Tuesday, January 27, 2009

Requiem for John Updike


John Updike died today. I have kept a quote of his in my "Favorites" file for 30 years, just because it said so much about how to write and how to love and how to live. It was from the story, "Tomorrow and Tomorrow and So Forth." I wrote it out in blue ballpoint pen on the back of my mother's business stationary when I was about 13 years old."
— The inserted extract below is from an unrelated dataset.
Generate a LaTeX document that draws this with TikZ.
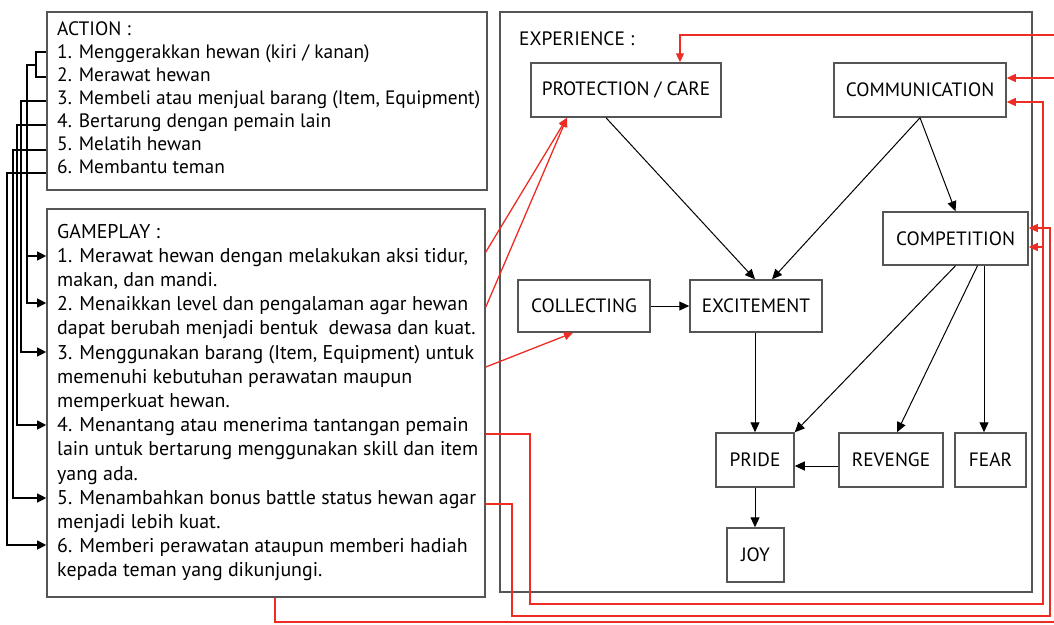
\documentclass[tikz,border=0pt]{standalone}
\usepackage{fontspec}
\setmainfont{PT Sans}
\usetikzlibrary{arrows.meta,calc}
\definecolor{myred}{RGB}{237,45,36}
\definecolor{framegray}{RGB}{85,85,85}
\begin{document}
\begin{tikzpicture}[x=1pt,y=-1pt,
  panel/.style={draw=framegray, line width=1.6pt, rectangle, inner sep=0pt},
  exbox/.style={draw=framegray, line width=1.5pt, rectangle, inner sep=0pt, font=\fontsize{19.3}{21}\selectfont},
  txt/.style={anchor=base west, inner sep=0pt, font=\fontsize{19.4}{21}\selectfont},
  gtxt/.style={txt, font=\fontsize{19.9}{21}\selectfont},
  conn/.style={draw=black, line width=1.1pt},
  tip/.style={conn, -{Triangle[length=9pt,width=9pt]}},
  blk/.style={draw=black, line width=1pt, -{Triangle[length=10pt,width=9pt]}},
  rline/.style={draw=myred, line width=1.3pt},
  rarr/.style={rline, -{Triangle[length=9pt,width=8pt]}}
]
\useasboundingbox (0,0) rectangle (1054,624);
\clip (0,0) rectangle (1054,624);

% panels
\node[panel, minimum width=440pt, minimum height=178pt] (action) at (267,101) {};
\node[panel, minimum width=438pt, minimum height=388pt] (game) at (266,403) {};
\node[panel, minimum width=532pt, minimum height=580pt] (exp) at (766,302) {};

% action text
\foreach \t [count=\i from 0] in {ACTION :,
  {1. Menggerakkan hewan (kiri / kanan)},
  {2. Merawat hewan},
  {3. Membeli atau menjual barang (Item, Equipment)},
  {4. Bertarung dengan pemain lain},
  {5. Melatih hewan},
  {6. Membantu teman}}
  \node[txt] (act\i) at (57,35+23*\i) {\t};

% gameplay text
\foreach \t [count=\i from 0] in {GAMEPLAY :,
  {1. Merawat hewan dengan melakukan aksi tidur,},
  {makan, dan mandi.},
  {2. Menaikkan level dan pengalaman agar hewan},
  {dapat berubah menjadi bentuk\ \ dewasa dan kuat.},
  {3. Menggunakan barang (Item, Equipment) untuk},
  {memenuhi kebutuhan perawatan maupun},
  {memperkuat hewan.},
  {4. Menantang atau menerima tantangan pemain},
  {lain untuk bertarung menggunakan skill dan item},
  {yang ada.},
  {5. Menambahkan bonus battle status hewan agar},
  {menjadi lebih kuat.},
  {6. Memberi perawatan ataupun memberi hadiah},
  {kepada teman yang dikunjungi.}}
  \node[gtxt] (gp\i) at (57,238+24.2*\i) {\t};

\node[txt] (exptitle) at (519,45) {EXPERIENCE :};

% experience boxes
\node[exbox, minimum width=190pt, minimum height=54pt] (prot) at (626,90) {PROTECTION / CARE};
\node[exbox, minimum width=172pt, minimum height=54pt] (comm) at (920,90) {COMMUNICATION};
\node[exbox, minimum width=145pt, minimum height=53pt] (compet) at (955.5,238.5) {COMPETITION};
\node[exbox, minimum width=132pt, minimum height=52pt] (collect) at (584,306) {COLLECTING};
\node[exbox, minimum width=132pt, minimum height=52pt] (excite) at (756,306) {EXCITEMENT};
\node[exbox, minimum width=78pt, minimum height=54pt] (pride) at (755,460) {PRIDE};
\node[exbox, minimum width=57pt, minimum height=54pt] (joy) at (755.5,555) {JOY};
\node[exbox, minimum width=104pt, minimum height=54pt] (revenge) at (891,460) {REVENGE};
\node[exbox, minimum width=71pt, minimum height=54pt] (fear) at (990.5,460) {FEAR};

% black arrows in experience
\draw[blk] ([xshift=-20pt]prot.south) -- ([xshift=-1pt]excite.north);
\draw[blk] (comm.south) -- ([xshift=16pt]excite.north);
\draw[blk] (comm.south) -- (compet.north);
\draw[blk] (collect.east) -- (excite.west);
\draw[blk] ([xshift=-1pt]excite.south) -- (pride.north);
\draw[blk] (compet.south) -- (pride.north east);
\draw[blk] ([xshift=22pt]compet.south) -- ([xshift=6pt]revenge.north);
\draw[blk] ([xshift=28.5pt]compet.south) -- ([xshift=28.5pt]compet.south |- fear.north);
\draw[blk] ([yshift=-6pt]revenge.west) -- ([yshift=-6pt]pride.east);
\draw[blk] (pride.south) -- (pride.south |- joy.north);

% left connectors action -> gameplay
\draw[conn] (action.west |- 0,52) -- (36,52) -- (36,77) -- (action.west |- 0,77);
\draw[tip] (36,65) -- (27,65) -- (27,303) -- (game.west |- 0,303);
\draw[tip] (27,256) -- (game.west |- 0,256);
\draw[tip] (action.west |- 0,101) -- (21,101) -- (21,352) -- (game.west |- 0,352);
\draw[tip] (action.west |- 0,125) -- (17,125) -- (17,425) -- (game.west |- 0,425);
\draw[tip] (action.west |- 0,150) -- (13,150) -- (13,498) -- (game.west |- 0,498);
\draw[tip] (action.west |- 0,173) -- (7,173) -- (7,545) -- (game.west |- 0,545);

% red connectors
\draw[rarr] (game.east |- 0,252) -- ([xshift=-59pt]prot.south);
\draw[rarr] (game.east |- 0,307) -- ([xshift=-59pt]prot.south);
\draw[rarr] (game.east |- 0,367) -- ([xshift=-11pt]collect.south);
\coordinate (outer) at (1066,622);
\draw[rarr] (game.south -| 275,0) -- (275,622) -- (outer) -- (1066,35) -- (680,35) -- (680,35 |- prot.north);
\draw[rarr] (1066,78) -- ([yshift=12pt]comm.east);
\draw[rarr] (game.east |- 0,434) -- (530,434) -- (530,604) -- (1043,604) -- (1043,102) -- ([yshift=-12pt]comm.east);
\draw[rarr] (1043,247) -- ([yshift=-8.5pt]compet.east);
\draw[rarr] (game.east |- 0,504) -- (512,504) -- (512,616) -- (1050,616) -- (1050,228) -- ([yshift=10.5pt]compet.east);
\end{tikzpicture}
\end{document}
"And about love. `Love' is one of those words that illustrate what happens to an old, overworked langauge. These days, with movie stars and crooners and preachers and psychiatrists all pronoiuncing the word, it's come to mean nothing but a vague fondness for something. In this sense, I lvoe the rain, this blackboard, these desks, you. It means nothing, you see, whereas once the word signified a quite explicit thing -- a desire to share all you own and are with someone else. It is time we coined a new word to mean that, and when you think up the word you want to use, I suggest that you be economical with it. Treat it as something you can spend only once -- if not for your own sake, for the good of the language."

3 comments:

Tammie Lee said...

Thank you for sharing this quote! I enjoy talking with people about what 'love', 'god', friend, boyfriend or girlfriend and other words mean to them. It is different with each person. So interesting to me. Nice to meet you through your blog.
Tammie

Unknown said...

Thanks, Tammie. It's a really interesting topic, isn't it? Glad you stopped by!

Elin said...

Updike was quite a man. My all time favorite short story is his "A&P". Read it, if you haven't already.